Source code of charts
** Begin **

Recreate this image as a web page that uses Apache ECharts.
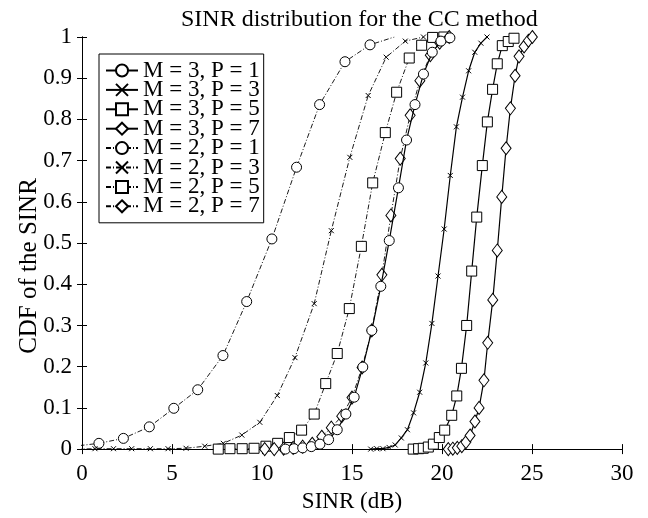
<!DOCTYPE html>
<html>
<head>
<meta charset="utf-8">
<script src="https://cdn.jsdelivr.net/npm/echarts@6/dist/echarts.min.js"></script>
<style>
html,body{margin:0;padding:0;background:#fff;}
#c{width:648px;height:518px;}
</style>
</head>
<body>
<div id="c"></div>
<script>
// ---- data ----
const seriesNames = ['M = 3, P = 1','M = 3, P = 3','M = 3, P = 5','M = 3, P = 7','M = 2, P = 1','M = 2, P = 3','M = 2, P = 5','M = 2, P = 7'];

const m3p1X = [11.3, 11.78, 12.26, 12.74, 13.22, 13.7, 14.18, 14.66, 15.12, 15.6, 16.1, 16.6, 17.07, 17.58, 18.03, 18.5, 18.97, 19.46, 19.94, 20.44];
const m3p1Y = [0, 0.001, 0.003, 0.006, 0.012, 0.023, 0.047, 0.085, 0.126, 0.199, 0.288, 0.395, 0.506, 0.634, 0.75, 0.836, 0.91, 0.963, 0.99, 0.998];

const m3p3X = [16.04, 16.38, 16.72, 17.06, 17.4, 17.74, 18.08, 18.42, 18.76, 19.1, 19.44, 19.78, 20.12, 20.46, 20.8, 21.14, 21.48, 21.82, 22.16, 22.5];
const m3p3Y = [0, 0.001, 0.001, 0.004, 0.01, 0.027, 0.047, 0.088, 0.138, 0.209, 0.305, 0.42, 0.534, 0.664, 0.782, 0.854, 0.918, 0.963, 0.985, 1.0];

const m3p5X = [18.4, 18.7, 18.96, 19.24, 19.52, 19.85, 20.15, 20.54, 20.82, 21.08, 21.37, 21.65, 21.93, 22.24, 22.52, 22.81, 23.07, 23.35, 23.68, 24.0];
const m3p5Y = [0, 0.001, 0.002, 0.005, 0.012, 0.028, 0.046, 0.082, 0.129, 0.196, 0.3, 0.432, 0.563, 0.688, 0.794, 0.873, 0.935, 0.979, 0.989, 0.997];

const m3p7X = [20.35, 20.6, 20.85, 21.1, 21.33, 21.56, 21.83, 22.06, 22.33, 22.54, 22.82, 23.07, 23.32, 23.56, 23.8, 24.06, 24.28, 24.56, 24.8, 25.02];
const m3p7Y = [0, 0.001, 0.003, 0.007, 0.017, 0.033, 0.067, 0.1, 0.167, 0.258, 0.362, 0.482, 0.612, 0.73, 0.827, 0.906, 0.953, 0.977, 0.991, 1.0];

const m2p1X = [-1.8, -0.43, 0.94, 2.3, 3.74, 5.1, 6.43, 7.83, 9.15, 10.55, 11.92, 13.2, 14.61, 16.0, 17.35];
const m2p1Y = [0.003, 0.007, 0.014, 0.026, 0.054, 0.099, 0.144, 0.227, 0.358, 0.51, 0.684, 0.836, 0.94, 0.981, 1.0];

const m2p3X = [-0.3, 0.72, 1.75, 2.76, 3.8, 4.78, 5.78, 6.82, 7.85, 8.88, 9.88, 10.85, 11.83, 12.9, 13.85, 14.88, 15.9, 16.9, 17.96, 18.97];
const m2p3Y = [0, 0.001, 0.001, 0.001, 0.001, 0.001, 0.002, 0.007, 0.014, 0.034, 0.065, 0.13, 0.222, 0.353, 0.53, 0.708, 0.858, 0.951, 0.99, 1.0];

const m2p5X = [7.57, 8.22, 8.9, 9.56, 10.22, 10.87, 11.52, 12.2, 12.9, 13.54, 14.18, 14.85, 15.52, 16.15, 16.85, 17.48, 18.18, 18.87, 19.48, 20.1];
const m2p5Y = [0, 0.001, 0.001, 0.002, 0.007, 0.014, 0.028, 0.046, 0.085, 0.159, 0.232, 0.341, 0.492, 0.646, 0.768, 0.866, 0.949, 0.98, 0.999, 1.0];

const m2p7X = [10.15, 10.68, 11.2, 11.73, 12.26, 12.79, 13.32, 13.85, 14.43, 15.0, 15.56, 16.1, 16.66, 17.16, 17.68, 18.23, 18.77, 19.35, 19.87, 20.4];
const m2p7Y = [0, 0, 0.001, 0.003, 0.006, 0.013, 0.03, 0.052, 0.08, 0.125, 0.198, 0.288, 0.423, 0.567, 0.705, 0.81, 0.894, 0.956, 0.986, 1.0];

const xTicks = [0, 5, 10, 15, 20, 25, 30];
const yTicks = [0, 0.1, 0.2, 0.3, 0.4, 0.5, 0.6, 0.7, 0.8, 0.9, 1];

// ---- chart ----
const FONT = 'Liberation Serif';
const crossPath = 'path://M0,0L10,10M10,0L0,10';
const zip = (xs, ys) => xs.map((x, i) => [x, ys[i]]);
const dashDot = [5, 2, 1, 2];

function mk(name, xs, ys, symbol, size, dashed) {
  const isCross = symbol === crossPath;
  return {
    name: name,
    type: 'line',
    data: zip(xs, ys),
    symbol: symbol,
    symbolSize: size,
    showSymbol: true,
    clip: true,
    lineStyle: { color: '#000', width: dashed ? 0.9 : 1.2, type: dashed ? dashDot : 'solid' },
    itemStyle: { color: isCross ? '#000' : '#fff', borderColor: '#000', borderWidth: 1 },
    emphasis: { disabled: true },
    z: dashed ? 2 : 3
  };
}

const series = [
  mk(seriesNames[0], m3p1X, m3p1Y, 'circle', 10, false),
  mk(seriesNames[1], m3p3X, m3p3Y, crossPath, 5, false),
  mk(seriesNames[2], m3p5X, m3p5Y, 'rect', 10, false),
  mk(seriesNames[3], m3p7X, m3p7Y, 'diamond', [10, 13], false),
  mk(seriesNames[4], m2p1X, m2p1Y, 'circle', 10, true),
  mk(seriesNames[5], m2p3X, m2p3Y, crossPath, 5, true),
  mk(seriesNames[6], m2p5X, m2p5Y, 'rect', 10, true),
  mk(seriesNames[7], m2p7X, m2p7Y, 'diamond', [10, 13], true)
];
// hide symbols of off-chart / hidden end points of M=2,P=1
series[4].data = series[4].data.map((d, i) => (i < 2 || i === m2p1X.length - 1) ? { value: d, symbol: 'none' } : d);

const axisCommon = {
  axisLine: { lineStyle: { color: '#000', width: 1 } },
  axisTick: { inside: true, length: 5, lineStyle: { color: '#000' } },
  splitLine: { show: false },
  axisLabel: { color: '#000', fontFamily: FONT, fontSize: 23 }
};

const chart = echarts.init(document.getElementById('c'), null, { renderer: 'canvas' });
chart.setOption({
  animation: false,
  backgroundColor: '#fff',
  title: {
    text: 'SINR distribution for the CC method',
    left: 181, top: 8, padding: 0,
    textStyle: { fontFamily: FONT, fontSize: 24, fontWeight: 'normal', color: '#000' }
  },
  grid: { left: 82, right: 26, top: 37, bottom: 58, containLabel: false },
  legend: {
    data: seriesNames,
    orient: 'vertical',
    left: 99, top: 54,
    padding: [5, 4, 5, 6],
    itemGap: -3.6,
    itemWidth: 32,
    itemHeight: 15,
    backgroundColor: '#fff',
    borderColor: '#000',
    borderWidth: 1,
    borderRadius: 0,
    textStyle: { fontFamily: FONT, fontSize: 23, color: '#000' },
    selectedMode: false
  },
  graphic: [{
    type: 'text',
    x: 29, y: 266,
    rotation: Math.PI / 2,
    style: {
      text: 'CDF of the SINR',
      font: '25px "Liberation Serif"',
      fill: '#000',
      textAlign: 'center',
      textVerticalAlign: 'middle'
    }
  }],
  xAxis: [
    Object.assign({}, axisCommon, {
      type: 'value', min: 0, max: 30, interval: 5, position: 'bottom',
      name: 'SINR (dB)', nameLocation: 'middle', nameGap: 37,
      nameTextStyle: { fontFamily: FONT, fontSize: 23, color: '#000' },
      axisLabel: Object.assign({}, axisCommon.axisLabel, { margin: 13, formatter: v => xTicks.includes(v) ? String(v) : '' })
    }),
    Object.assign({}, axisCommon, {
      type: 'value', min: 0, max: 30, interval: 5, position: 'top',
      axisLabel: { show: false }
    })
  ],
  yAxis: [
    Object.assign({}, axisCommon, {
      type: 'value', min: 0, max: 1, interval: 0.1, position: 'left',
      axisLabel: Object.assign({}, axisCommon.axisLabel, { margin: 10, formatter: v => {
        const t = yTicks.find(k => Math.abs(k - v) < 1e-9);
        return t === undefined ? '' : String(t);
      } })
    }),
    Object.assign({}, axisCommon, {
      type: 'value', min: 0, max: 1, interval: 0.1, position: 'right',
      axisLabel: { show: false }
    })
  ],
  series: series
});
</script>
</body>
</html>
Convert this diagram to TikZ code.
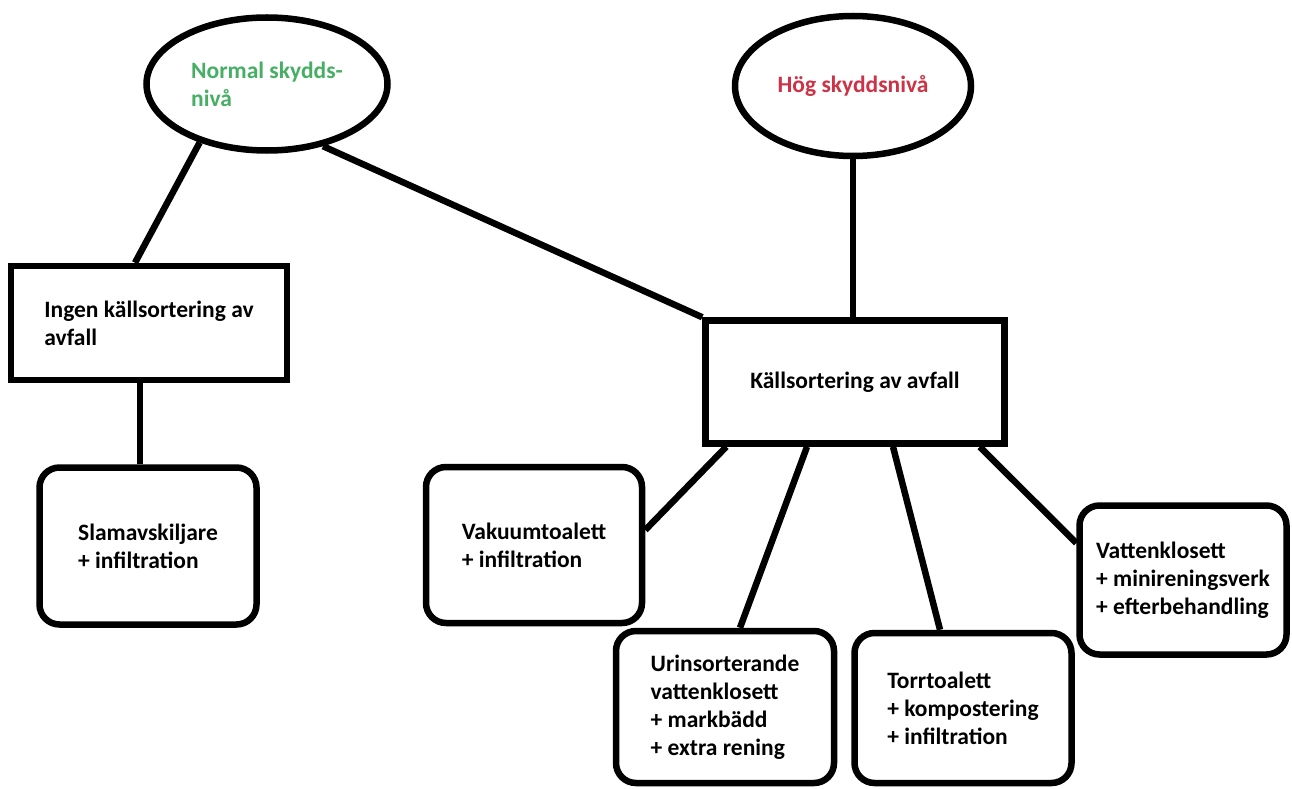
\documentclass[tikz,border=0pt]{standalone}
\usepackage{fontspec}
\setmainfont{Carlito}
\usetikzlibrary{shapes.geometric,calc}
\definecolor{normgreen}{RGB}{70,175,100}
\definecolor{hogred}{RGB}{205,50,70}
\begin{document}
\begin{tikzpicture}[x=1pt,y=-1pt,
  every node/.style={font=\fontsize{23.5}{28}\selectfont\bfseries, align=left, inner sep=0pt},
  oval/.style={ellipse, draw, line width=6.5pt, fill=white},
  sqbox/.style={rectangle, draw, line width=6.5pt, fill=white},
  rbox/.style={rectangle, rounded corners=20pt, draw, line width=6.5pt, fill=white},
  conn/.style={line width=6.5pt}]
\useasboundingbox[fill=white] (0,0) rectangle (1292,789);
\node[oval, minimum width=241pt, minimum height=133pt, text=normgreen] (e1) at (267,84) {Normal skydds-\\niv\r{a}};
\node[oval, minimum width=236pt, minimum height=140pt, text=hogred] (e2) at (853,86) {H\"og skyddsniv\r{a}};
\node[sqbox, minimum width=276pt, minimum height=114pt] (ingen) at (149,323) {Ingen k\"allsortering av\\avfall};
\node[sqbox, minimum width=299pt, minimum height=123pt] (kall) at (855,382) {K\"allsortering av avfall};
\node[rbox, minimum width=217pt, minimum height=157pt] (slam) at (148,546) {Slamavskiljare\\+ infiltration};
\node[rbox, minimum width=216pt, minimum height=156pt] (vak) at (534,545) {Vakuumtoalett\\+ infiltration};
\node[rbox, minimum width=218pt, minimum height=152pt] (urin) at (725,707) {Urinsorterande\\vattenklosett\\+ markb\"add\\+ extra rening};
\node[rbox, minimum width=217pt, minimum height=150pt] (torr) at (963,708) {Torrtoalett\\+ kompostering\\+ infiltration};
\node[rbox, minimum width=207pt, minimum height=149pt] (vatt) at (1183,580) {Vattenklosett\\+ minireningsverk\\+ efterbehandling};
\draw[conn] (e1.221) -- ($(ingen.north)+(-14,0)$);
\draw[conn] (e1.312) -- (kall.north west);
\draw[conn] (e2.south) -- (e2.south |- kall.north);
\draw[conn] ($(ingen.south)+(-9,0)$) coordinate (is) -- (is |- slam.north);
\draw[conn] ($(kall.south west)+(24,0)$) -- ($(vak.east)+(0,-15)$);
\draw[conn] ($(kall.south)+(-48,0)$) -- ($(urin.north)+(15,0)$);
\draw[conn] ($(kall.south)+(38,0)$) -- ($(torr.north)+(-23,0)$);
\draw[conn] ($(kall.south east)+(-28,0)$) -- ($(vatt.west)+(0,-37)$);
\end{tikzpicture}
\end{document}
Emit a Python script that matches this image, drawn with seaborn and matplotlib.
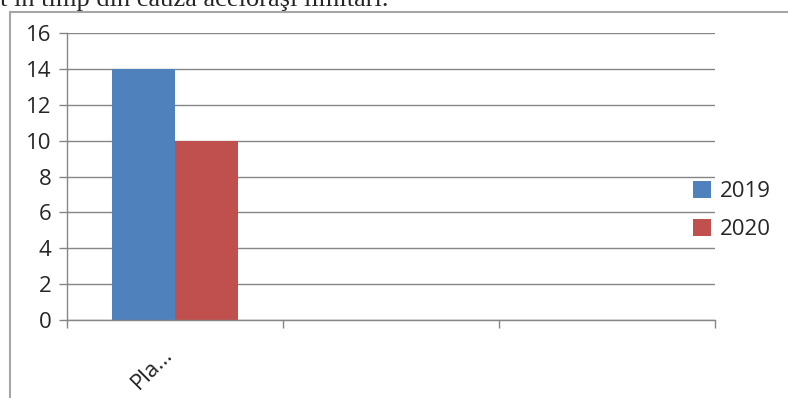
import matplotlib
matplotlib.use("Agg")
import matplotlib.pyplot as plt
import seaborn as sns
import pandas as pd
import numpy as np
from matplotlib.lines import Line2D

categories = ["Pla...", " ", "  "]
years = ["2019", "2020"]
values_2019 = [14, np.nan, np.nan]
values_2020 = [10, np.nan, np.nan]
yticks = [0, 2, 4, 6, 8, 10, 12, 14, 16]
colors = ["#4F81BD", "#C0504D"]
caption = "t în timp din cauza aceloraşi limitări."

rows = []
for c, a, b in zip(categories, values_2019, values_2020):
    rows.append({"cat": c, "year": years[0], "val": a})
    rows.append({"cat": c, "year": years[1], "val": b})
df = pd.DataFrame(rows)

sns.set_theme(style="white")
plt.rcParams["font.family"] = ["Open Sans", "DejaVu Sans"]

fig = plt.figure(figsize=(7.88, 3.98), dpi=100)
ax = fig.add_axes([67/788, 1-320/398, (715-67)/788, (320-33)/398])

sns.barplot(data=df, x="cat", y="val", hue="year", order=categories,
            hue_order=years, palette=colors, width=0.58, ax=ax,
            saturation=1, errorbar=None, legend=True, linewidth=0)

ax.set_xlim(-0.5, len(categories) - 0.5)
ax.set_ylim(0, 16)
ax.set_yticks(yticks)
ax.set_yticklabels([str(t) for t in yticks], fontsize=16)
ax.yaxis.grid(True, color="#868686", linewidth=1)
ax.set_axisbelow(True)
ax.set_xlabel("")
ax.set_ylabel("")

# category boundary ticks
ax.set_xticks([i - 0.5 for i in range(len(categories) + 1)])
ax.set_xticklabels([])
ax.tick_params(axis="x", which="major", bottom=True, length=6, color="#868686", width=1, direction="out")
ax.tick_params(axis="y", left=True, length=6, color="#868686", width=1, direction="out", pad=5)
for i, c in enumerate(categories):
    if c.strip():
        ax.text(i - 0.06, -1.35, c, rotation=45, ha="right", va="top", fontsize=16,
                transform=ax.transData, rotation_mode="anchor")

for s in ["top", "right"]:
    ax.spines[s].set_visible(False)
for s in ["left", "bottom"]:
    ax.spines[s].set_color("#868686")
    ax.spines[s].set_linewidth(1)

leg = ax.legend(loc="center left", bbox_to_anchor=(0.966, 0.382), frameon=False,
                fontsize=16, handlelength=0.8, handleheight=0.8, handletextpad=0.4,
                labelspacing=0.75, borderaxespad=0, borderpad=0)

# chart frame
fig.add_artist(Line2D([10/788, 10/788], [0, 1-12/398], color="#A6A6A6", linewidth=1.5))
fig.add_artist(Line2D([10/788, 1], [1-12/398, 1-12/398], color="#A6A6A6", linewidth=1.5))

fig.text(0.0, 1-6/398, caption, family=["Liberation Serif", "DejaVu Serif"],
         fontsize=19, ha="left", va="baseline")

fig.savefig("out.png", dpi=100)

** End **

**BRIEF**
In the records above, find the line containing "0.979, 0.989, 0.997];" and output every line from the first through that one, exactly, omitting pictures.

**RESULT**
Recreate this image as a web page that uses Apache ECharts.
<!DOCTYPE html>
<html>
<head>
<meta charset="utf-8">
<script src="https://cdn.jsdelivr.net/npm/echarts@6/dist/echarts.min.js"></script>
<style>
html,body{margin:0;padding:0;background:#fff;}
#c{width:648px;height:518px;}
</style>
</head>
<body>
<div id="c"></div>
<script>
// ---- data ----
const seriesNames = ['M = 3, P = 1','M = 3, P = 3','M = 3, P = 5','M = 3, P = 7','M = 2, P = 1','M = 2, P = 3','M = 2, P = 5','M = 2, P = 7'];

const m3p1X = [11.3, 11.78, 12.26, 12.74, 13.22, 13.7, 14.18, 14.66, 15.12, 15.6, 16.1, 16.6, 17.07, 17.58, 18.03, 18.5, 18.97, 19.46, 19.94, 20.44];
const m3p1Y = [0, 0.001, 0.003, 0.006, 0.012, 0.023, 0.047, 0.085, 0.126, 0.199, 0.288, 0.395, 0.506, 0.634, 0.75, 0.836, 0.91, 0.963, 0.99, 0.998];

const m3p3X = [16.04, 16.38, 16.72, 17.06, 17.4, 17.74, 18.08, 18.42, 18.76, 19.1, 19.44, 19.78, 20.12, 20.46, 20.8, 21.14, 21.48, 21.82, 22.16, 22.5];
const m3p3Y = [0, 0.001, 0.001, 0.004, 0.01, 0.027, 0.047, 0.088, 0.138, 0.209, 0.305, 0.42, 0.534, 0.664, 0.782, 0.854, 0.918, 0.963, 0.985, 1.0];

const m3p5X = [18.4, 18.7, 18.96, 19.24, 19.52, 19.85, 20.15, 20.54, 20.82, 21.08, 21.37, 21.65, 21.93, 22.24, 22.52, 22.81, 23.07, 23.35, 23.68, 24.0];
const m3p5Y = [0, 0.001, 0.002, 0.005, 0.012, 0.028, 0.046, 0.082, 0.129, 0.196, 0.3, 0.432, 0.563, 0.688, 0.794, 0.873, 0.935, 0.979, 0.989, 0.997];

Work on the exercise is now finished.